**Task instructions**
Return, exactly as written, the lines that start at the one holding "Convert this chart to Chart.js code." and end at the one holding "const yTickLabels = [4, 5, 6, 7, 8, 9, 10];", with both of those lines kept. Skip any pictures.
⟨
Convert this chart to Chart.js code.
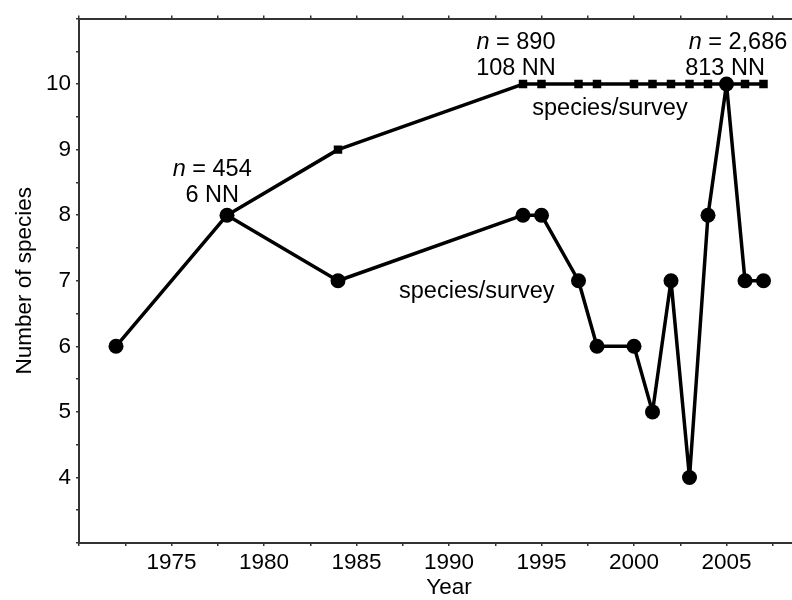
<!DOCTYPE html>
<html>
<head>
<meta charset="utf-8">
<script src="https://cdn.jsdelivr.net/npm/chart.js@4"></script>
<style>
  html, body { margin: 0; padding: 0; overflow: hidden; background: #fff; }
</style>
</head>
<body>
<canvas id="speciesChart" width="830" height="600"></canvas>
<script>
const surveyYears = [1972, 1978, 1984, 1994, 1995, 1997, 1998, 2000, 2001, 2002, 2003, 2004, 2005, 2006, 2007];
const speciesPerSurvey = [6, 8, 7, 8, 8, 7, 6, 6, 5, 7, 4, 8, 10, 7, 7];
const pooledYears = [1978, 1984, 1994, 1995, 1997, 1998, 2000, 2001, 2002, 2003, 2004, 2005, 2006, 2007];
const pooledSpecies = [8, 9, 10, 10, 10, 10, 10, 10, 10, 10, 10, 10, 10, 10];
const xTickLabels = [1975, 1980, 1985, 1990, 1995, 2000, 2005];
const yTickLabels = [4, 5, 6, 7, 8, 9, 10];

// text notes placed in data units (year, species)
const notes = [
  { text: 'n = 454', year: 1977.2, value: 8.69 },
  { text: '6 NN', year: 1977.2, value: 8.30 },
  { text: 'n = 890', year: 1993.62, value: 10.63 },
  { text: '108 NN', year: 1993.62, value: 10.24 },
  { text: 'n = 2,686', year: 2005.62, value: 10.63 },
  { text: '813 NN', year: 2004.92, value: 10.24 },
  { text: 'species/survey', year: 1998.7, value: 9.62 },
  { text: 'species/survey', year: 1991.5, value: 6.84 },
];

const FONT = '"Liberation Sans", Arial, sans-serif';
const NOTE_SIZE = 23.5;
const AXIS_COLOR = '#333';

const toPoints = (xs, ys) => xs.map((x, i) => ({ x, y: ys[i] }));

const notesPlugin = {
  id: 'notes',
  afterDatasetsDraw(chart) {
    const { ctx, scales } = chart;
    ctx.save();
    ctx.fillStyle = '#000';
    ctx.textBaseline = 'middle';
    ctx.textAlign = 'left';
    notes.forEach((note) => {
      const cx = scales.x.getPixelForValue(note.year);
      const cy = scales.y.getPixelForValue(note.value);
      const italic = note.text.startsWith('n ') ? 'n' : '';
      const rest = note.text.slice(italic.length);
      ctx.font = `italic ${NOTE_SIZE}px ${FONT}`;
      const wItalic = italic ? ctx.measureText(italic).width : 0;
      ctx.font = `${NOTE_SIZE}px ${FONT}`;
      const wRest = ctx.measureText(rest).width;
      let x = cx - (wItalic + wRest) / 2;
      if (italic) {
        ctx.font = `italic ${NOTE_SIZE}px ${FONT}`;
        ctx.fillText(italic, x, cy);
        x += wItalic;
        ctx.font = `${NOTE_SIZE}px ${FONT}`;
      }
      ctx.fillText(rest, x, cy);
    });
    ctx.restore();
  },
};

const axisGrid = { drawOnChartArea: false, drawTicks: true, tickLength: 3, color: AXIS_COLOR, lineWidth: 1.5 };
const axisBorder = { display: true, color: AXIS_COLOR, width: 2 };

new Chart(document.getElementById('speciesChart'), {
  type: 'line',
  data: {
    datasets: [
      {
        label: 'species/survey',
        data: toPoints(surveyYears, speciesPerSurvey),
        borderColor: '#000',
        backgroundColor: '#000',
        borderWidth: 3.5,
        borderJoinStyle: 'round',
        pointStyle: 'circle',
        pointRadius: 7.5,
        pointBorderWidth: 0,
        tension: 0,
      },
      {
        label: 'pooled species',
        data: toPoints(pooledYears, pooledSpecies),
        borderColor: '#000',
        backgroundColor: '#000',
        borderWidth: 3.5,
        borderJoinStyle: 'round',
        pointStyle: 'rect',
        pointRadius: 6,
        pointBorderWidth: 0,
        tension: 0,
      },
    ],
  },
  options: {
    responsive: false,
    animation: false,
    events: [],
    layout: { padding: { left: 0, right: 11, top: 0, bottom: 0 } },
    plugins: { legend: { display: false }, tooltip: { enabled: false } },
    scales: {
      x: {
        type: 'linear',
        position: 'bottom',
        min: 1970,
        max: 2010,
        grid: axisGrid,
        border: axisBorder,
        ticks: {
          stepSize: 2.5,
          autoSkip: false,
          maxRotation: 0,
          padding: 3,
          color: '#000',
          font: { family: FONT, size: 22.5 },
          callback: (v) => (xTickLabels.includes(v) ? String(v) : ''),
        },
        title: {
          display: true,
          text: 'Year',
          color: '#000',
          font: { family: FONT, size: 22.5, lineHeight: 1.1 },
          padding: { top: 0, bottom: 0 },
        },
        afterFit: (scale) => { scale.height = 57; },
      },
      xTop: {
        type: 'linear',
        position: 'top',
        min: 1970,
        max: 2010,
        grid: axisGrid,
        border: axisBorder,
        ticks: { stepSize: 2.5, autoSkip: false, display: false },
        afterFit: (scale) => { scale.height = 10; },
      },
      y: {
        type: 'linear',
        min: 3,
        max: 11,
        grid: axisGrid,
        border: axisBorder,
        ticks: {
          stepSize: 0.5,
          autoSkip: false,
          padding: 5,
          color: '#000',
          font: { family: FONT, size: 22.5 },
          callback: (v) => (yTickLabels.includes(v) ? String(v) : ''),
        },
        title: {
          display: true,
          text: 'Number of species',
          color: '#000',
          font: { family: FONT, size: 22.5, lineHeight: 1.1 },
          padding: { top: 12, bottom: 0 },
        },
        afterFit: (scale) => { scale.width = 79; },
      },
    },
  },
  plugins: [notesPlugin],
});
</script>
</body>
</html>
⟩
⟨
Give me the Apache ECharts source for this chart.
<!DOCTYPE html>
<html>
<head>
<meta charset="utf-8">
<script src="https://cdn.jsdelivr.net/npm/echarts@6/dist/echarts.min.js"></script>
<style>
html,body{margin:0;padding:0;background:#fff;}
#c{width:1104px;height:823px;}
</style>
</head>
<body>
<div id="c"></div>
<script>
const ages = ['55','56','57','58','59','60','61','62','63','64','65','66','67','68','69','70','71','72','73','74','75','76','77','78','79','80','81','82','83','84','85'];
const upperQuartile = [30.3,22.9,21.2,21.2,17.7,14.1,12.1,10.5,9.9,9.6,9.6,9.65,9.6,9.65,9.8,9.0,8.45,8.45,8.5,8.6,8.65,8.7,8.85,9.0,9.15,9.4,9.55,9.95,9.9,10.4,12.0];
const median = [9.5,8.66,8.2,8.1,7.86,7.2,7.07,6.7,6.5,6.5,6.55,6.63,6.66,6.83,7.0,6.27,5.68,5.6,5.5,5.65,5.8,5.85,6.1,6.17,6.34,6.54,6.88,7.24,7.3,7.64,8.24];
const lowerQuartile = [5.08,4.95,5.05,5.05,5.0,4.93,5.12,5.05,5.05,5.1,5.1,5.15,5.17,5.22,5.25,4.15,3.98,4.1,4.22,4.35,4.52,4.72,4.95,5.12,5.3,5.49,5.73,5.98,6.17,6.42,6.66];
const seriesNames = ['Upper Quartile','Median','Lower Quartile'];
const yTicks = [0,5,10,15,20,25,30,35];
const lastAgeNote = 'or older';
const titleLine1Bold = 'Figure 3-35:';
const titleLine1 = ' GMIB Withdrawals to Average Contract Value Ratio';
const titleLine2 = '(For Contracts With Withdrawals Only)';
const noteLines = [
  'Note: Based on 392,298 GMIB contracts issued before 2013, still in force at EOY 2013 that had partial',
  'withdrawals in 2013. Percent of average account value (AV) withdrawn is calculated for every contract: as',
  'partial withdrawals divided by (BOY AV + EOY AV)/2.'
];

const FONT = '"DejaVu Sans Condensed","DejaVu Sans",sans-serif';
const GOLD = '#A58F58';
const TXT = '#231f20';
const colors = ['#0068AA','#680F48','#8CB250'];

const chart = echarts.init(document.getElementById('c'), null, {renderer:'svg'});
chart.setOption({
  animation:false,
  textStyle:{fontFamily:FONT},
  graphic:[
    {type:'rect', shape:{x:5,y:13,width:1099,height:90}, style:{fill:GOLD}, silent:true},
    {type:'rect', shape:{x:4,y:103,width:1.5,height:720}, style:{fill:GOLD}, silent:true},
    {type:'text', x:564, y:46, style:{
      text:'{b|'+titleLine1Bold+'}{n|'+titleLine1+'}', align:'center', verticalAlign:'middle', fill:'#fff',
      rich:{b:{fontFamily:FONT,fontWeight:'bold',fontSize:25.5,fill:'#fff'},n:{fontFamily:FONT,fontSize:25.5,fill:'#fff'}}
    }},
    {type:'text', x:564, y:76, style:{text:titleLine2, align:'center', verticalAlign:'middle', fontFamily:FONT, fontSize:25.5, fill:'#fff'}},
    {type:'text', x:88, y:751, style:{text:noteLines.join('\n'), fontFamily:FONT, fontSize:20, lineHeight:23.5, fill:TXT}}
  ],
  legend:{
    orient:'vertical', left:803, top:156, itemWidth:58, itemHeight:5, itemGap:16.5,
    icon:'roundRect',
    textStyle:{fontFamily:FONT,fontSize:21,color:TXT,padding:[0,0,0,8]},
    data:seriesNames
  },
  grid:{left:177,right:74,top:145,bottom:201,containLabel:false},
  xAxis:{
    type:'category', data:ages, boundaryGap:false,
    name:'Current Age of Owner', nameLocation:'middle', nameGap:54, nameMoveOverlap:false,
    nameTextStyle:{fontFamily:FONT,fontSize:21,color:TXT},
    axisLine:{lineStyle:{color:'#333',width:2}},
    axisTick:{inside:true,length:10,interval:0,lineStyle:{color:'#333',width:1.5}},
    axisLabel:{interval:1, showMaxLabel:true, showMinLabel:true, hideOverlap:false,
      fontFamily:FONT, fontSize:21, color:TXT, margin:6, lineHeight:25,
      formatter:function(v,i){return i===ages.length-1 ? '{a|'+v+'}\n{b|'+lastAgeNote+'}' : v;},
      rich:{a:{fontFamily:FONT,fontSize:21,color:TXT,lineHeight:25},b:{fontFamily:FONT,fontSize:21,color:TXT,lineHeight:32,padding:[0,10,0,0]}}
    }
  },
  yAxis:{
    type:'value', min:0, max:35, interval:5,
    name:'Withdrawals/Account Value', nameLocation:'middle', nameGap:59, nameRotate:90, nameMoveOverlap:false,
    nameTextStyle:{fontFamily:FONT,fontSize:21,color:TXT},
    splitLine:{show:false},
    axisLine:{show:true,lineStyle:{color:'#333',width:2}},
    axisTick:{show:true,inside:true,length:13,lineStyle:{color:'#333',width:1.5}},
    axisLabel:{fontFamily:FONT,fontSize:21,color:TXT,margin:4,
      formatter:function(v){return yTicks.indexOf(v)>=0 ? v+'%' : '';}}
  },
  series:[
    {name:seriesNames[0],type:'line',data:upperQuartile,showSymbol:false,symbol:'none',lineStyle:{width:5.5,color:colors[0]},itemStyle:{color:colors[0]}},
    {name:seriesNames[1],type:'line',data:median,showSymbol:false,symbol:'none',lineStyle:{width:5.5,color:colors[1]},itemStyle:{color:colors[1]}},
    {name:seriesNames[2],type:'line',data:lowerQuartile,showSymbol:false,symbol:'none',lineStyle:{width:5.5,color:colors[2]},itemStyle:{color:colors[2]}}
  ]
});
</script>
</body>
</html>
⟩
**Task output**
Convert this chart to Chart.js code.
<!DOCTYPE html>
<html>
<head>
<meta charset="utf-8">
<script src="https://cdn.jsdelivr.net/npm/chart.js@4"></script>
<style>
  html, body { margin: 0; padding: 0; overflow: hidden; background: #fff; }
</style>
</head>
<body>
<canvas id="speciesChart" width="830" height="600"></canvas>
<script>
const surveyYears = [1972, 1978, 1984, 1994, 1995, 1997, 1998, 2000, 2001, 2002, 2003, 2004, 2005, 2006, 2007];
const speciesPerSurvey = [6, 8, 7, 8, 8, 7, 6, 6, 5, 7, 4, 8, 10, 7, 7];
const pooledYears = [1978, 1984, 1994, 1995, 1997, 1998, 2000, 2001, 2002, 2003, 2004, 2005, 2006, 2007];
const pooledSpecies = [8, 9, 10, 10, 10, 10, 10, 10, 10, 10, 10, 10, 10, 10];
const xTickLabels = [1975, 1980, 1985, 1990, 1995, 2000, 2005];
const yTickLabels = [4, 5, 6, 7, 8, 9, 10];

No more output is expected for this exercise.